- Born: September 13, 1931
- Died: December 22, 2015 (aged 84) San Francisco, California
- Occupations: tennis player, basketball player
- Spouse: Charlie Lum
- Relatives: Willie "Woo Woo" Wong (brother)

= Helen Wong Lum =

American tennis player (1931–2015)

Helen Wong Lum (September 13, 1931 – December 22, 2015) was an American tennis and basketball player who was born and raised in Chinatown, San Francisco. She was inducted into San Francisco Prep Hall of Fame in 1988 and the US Tennis Association's Northern California Hall of Fame in 1996.

==Career==
Helen Wong grew up with her siblings near Chinese Playground, and received her first tennis racket as a donation from the local playground director. One of her siblings, Willie, nicknamed "Woo Woo", would go on to earn fame as a basketball player in the 1940s. Like her brother, Wong attended St. Mary's Chinese Catholic School and played basketball for the Chinese Saints; her teams won the Catholic youth league championships in 1947 and 1949. In an exhibition game in 1947, the Saints lost to a team from Letterman Hospital, but Wong scored 19 of the team's 34 points. In 1949, Wong scored 13 in a 17–16 victory over St. Monica's.

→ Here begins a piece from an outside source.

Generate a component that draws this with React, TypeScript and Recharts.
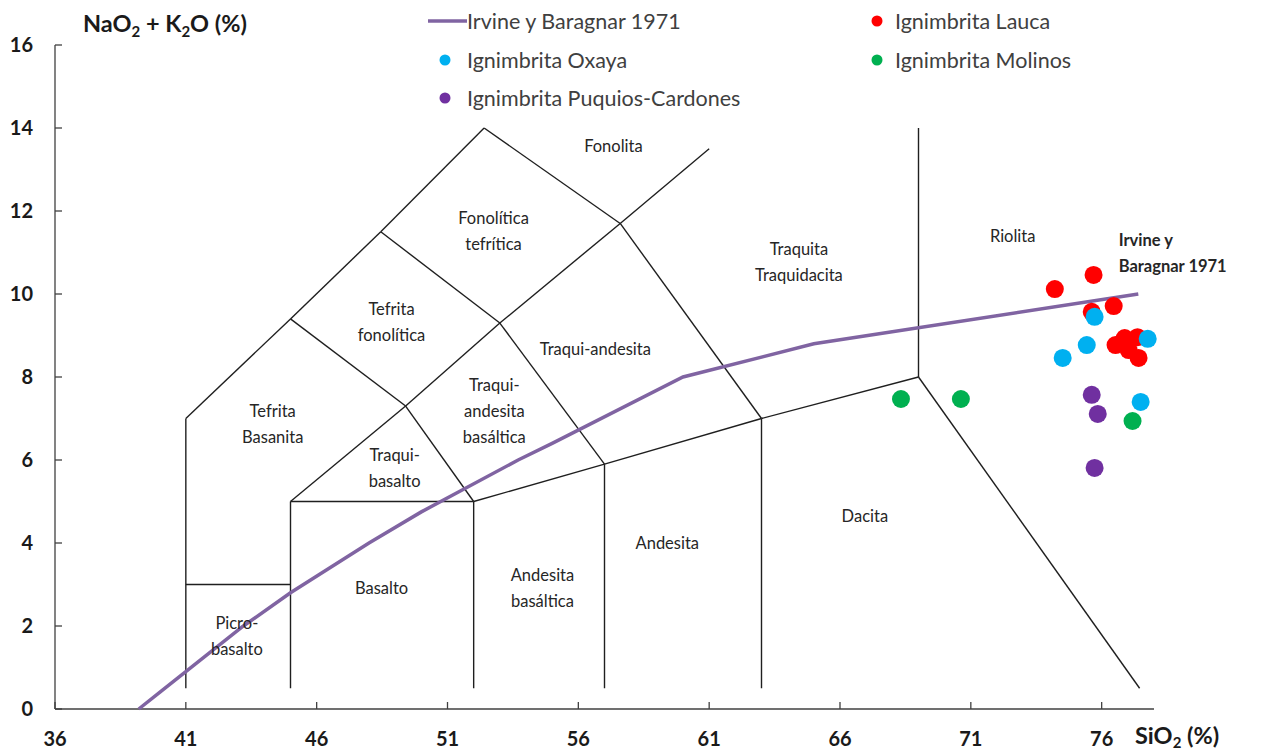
import React from 'react';
import { ComposedChart, Scatter, XAxis, YAxis, ReferenceLine, Legend } from 'recharts';

const xTicks = [36, 41, 46, 51, 56, 61, 66, 71, 76];
const yTicks = [0, 2, 4, 6, 8, 10, 12, 14, 16];

const irvineBaragar = [
  { x: 39.2, y: 0 }, { x: 40, y: 0.4 }, { x: 43.2, y: 2 }, { x: 45, y: 2.8 },
  { x: 48, y: 4 }, { x: 50, y: 4.75 }, { x: 53.7, y: 6 }, { x: 55, y: 6.4 },
  { x: 60, y: 8 }, { x: 65, y: 8.8 }, { x: 77.4, y: 10 },
];

const lauca = [
  { x: 74.21, y: 10.12 }, { x: 75.69, y: 10.46 }, { x: 76.46, y: 9.71 }, { x: 75.62, y: 9.57 },
  { x: 76.53, y: 8.77 }, { x: 76.88, y: 8.94 }, { x: 77.37, y: 8.96 }, { x: 77.03, y: 8.65 },
  { x: 77.41, y: 8.46 },
];
const oxaya = [
  { x: 75.73, y: 9.45 }, { x: 75.43, y: 8.77 }, { x: 74.51, y: 8.46 }, { x: 77.76, y: 8.92 },
  { x: 77.49, y: 7.4 },
];
const molinos = [
  { x: 68.33, y: 7.47 }, { x: 70.62, y: 7.47 }, { x: 77.18, y: 6.94 },
];
const puquios = [
  { x: 75.62, y: 7.57 }, { x: 75.85, y: 7.11 }, { x: 75.73, y: 5.81 },
];

// TAS field boundaries: [x1, y1, x2, y2]
const boundaries = [
  [41, 0.5, 41, 7], [41, 3, 45, 3], [45, 0.5, 45, 5], [45, 5, 52, 5], [52, 0.5, 52, 5],
  [52, 5, 57, 5.9], [57, 0.5, 57, 5.9], [57, 5.9, 63, 7], [63, 0.5, 63, 7], [63, 7, 69, 8],
  [69, 8, 69, 14], [69, 8, 77.45, 0.5], [45, 5, 49.4, 7.3], [49.4, 7.3, 52, 5],
  [41, 7, 45, 9.4], [45, 9.4, 49.4, 7.3], [49.4, 7.3, 53, 9.3], [53, 9.3, 57, 5.9],
  [45, 9.4, 48.45, 11.5], [48.45, 11.5, 53, 9.3], [53, 9.3, 57.6, 11.7], [57.6, 11.7, 63, 7],
  [48.45, 11.5, 52.4, 14], [52.4, 14, 57.6, 11.7], [57.6, 11.7, 61, 13.5],
];

const fieldLabels = [
  { x: 57.34, y: 13.57, lines: ['Fonolita'] },
  { x: 52.76, y: 11.52, lines: ['Fonolítica', 'tefrítica'] },
  { x: 48.86, y: 9.33, lines: ['Tefrita', 'fonolítica'] },
  { x: 56.65, y: 8.67, lines: ['Traqui-andesita'] },
  { x: 64.43, y: 10.77, lines: ['Traquita', 'Traquidacita'] },
  { x: 72.6, y: 11.4, lines: ['Riolita'] },
  { x: 44.32, y: 6.87, lines: ['Tefrita', 'Basanita'] },
  { x: 52.79, y: 7.18, lines: ['Traqui-', 'andesita', 'basáltica'] },
  { x: 48.98, y: 5.81, lines: ['Traqui-', 'basalto'] },
  { x: 66.95, y: 4.65, lines: ['Dacita'] },
  { x: 59.4, y: 4.0, lines: ['Andesita'] },
  { x: 48.48, y: 2.92, lines: ['Basalto'] },
  { x: 54.63, y: 2.92, lines: ['Andesita', 'basáltica'] },
  { x: 42.95, y: 1.76, lines: ['Picro-', 'basalto'] },
];
const noteLabels = [{ x: 76.65, y: 10.98, lines: ['Irvine y', 'Baragnar 1971'] }];

const legendItems = [
  { name: 'Irvine y Baragnar 1971', color: '#8064A2', kind: 'line', col: 0, row: 0 },
  { name: 'Ignimbrita Lauca', color: '#FF0000', kind: 'dot', col: 1, row: 0 },
  { name: 'Ignimbrita Oxaya', color: '#00B0F0', kind: 'dot', col: 0, row: 1 },
  { name: 'Ignimbrita Molinos', color: '#00B050', kind: 'dot', col: 1, row: 1 },
  { name: 'Ignimbrita Puquios-Cardones', color: '#7030A0', kind: 'dot', col: 0, row: 2 },
];

const FONT = 'Lato, "Open Sans", sans-serif';
const LINE_H = 26;

const makeTextShape = (size: number, weight: string, anchor: string) => (props: any) => {
  const { cx, cy, payload } = props;
  const lines: string[] = payload.lines;
  const top = cy - ((lines.length - 1) * LINE_H) / 2;
  return (
    <text x={cx} y={top} textAnchor={anchor} dominantBaseline="central" fontFamily={FONT}
      fontSize={size} fontWeight={weight} fill="#262626">
      {lines.map((l, i) => (
        <tspan key={i} x={cx} y={top + i * LINE_H}>{l}</tspan>
      ))}
    </text>
  );
};

const EmptyShape = () => <g />;

const renderLegend = () => {
  const colX = [417, 842];
  const rowY = [13, 51.5, 89.5];
  return (
    <div style={{ position: 'relative', width: 1256, height: 110, fontFamily: FONT }}>
      {legendItems.map((it) => {
        const x0 = colX[it.col];
        const y0 = rowY[it.row];
        return (
          <div key={it.name} style={{ position: 'absolute', left: x0, top: y0 - 14, height: 28, display: 'flex', alignItems: 'center' }}>
            <svg width={42} height={28} style={{ display: 'block' }}>
              {it.kind === 'line' ? (
                <line x1={3} y1={14} x2={42} y2={14} stroke={it.color} strokeWidth={3.5} />
              ) : (
                <circle cx={it.col === 0 ? 20 : 27} cy={14} r={5.5} fill={it.color} />
              )}
            </svg>
            <span style={{ fontSize: 21.5, color: '#404040', marginLeft: it.col === 0 ? 0 : 3, whiteSpace: 'nowrap' }}>{it.name}</span>
          </div>
        );
      })}
    </div>
  );
};

const YTitle = (props: any) => {
  const vb = props.viewBox;
  const x = vb.x + vb.width + 28;
  const y = vb.y - 13;
  return (
    <text x={x} y={y} fontFamily={FONT} fontSize={23.5} fontWeight="bold" fill="#1a1a1a">
      NaO<tspan fontSize={15} dy={5}>2</tspan><tspan dy={-5}> + K</tspan><tspan fontSize={15} dy={5}>2</tspan><tspan dy={-5}>O (%)</tspan>
    </text>
  );
};

const XTitle = (props: any) => {
  const vb = props.viewBox;
  const x = vb.x + vb.width - 19;
  const y = vb.y + 35;
  return (
    <text x={x} y={y} fontFamily={FONT} fontSize={23.5} fontWeight="bold" fill="#1a1a1a">
      SiO<tspan fontSize={15} dy={4}>2</tspan><tspan dy={-4}> (%)</tspan>
    </text>
  );
};

const tickStyle = { fontFamily: FONT, fontSize: 20, fontWeight: 'bold', fill: '#1a1a1a' };

export default function App() {
  return (
    <ComposedChart width={1256} height={744} margin={{ top: 37, right: 110, left: 0, bottom: 0 }}>
      <XAxis type="number" dataKey="x" domain={[36, 78]} ticks={xTicks} interval={0}
        tickSize={-7} tickMargin={30} tick={tickStyle} height={43}
        axisLine={{ stroke: '#404040', strokeWidth: 1.3 }} tickLine={{ stroke: '#404040', strokeWidth: 1.3 }}
        label={<XTitle />} />
      <YAxis type="number" dataKey="y" domain={[0, 16]} ticks={yTicks} interval={0}
        tickSize={-7} tickMargin={29} tick={tickStyle} width={47}
        axisLine={{ stroke: '#404040', strokeWidth: 1.3 }} tickLine={{ stroke: '#404040', strokeWidth: 1.3 }}
        label={<YTitle />} />
      {boundaries.map((b, i) => (
        <ReferenceLine key={i} segment={[{ x: b[0], y: b[1] }, { x: b[2], y: b[3] }]}
          stroke="#1f1f1f" strokeWidth={1.4} ifOverflow="visible" />
      ))}
      <Scatter name="Irvine y Baragnar 1971" data={irvineBaragar} line={{ stroke: '#8064A2', strokeWidth: 3.5 }}
        lineType="joint" shape={EmptyShape} isAnimationActive={false} />
      <Scatter name="fields" data={fieldLabels} shape={makeTextShape(16.5, 'normal', 'middle')} isAnimationActive={false} />
      <Scatter name="note" data={noteLabels} shape={makeTextShape(16.5, 'bold', 'start')} isAnimationActive={false} />
      <Scatter name="Ignimbrita Lauca" data={lauca} fill="#FF0000" shape={(p: any) => <circle cx={p.cx} cy={p.cy} r={9} fill="#FF0000" />} isAnimationActive={false} />
      <Scatter name="Ignimbrita Oxaya" data={oxaya} fill="#00B0F0" shape={(p: any) => <circle cx={p.cx} cy={p.cy} r={9} fill="#00B0F0" />} isAnimationActive={false} />
      <Scatter name="Ignimbrita Molinos" data={molinos} fill="#00B050" shape={(p: any) => <circle cx={p.cx} cy={p.cy} r={9} fill="#00B050" />} isAnimationActive={false} />
      <Scatter name="Ignimbrita Puquios-Cardones" data={puquios} fill="#7030A0" shape={(p: any) => <circle cx={p.cx} cy={p.cy} r={9} fill="#7030A0" />} isAnimationActive={false} />
      <Legend layout="vertical" align="center" verticalAlign="middle" content={renderLegend}
        wrapperStyle={{ top: 0, left: 0, width: 1256, height: 110 }} />
    </ComposedChart>
  );
}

Wong was also an avid tennis player, winning a local junior tournament in 1949. She pursued her passion for tennis with the help of Charles Harney, who paid for her lessons for approximately a year, and Father Donal Forrester, who drove her to tournaments. In 1965, Wong was billed as the national Chinese tennis champion and won a tournament in Santa Cruz. She stopped playing tennis in her 40s after being diagnosed with lupus, but resumed playing a decade later once the disease was managed; she would go on to be ranked first nationally in the 50s, 55s, and 60s women's divisions, and won seven national senior tennis titles, including the Women's 55 Singles title in 1988.

Wong went on to earn a master's degree in counseling from the University of San Francisco and worked as an advisor and counselor at City College of San Francisco and as a physical education instructor at Galileo High School.

Wong was inducted into the San Francisco Prep Hall of Fame (for basketball, tennis, and volleyball) in 1988, and the Northern California United States Tennis Association Hall of Fame in 1996. Kathleen Yep, a professor of Asian American Studies at Pitzer College, compared her feats to those of Babe Didriksen.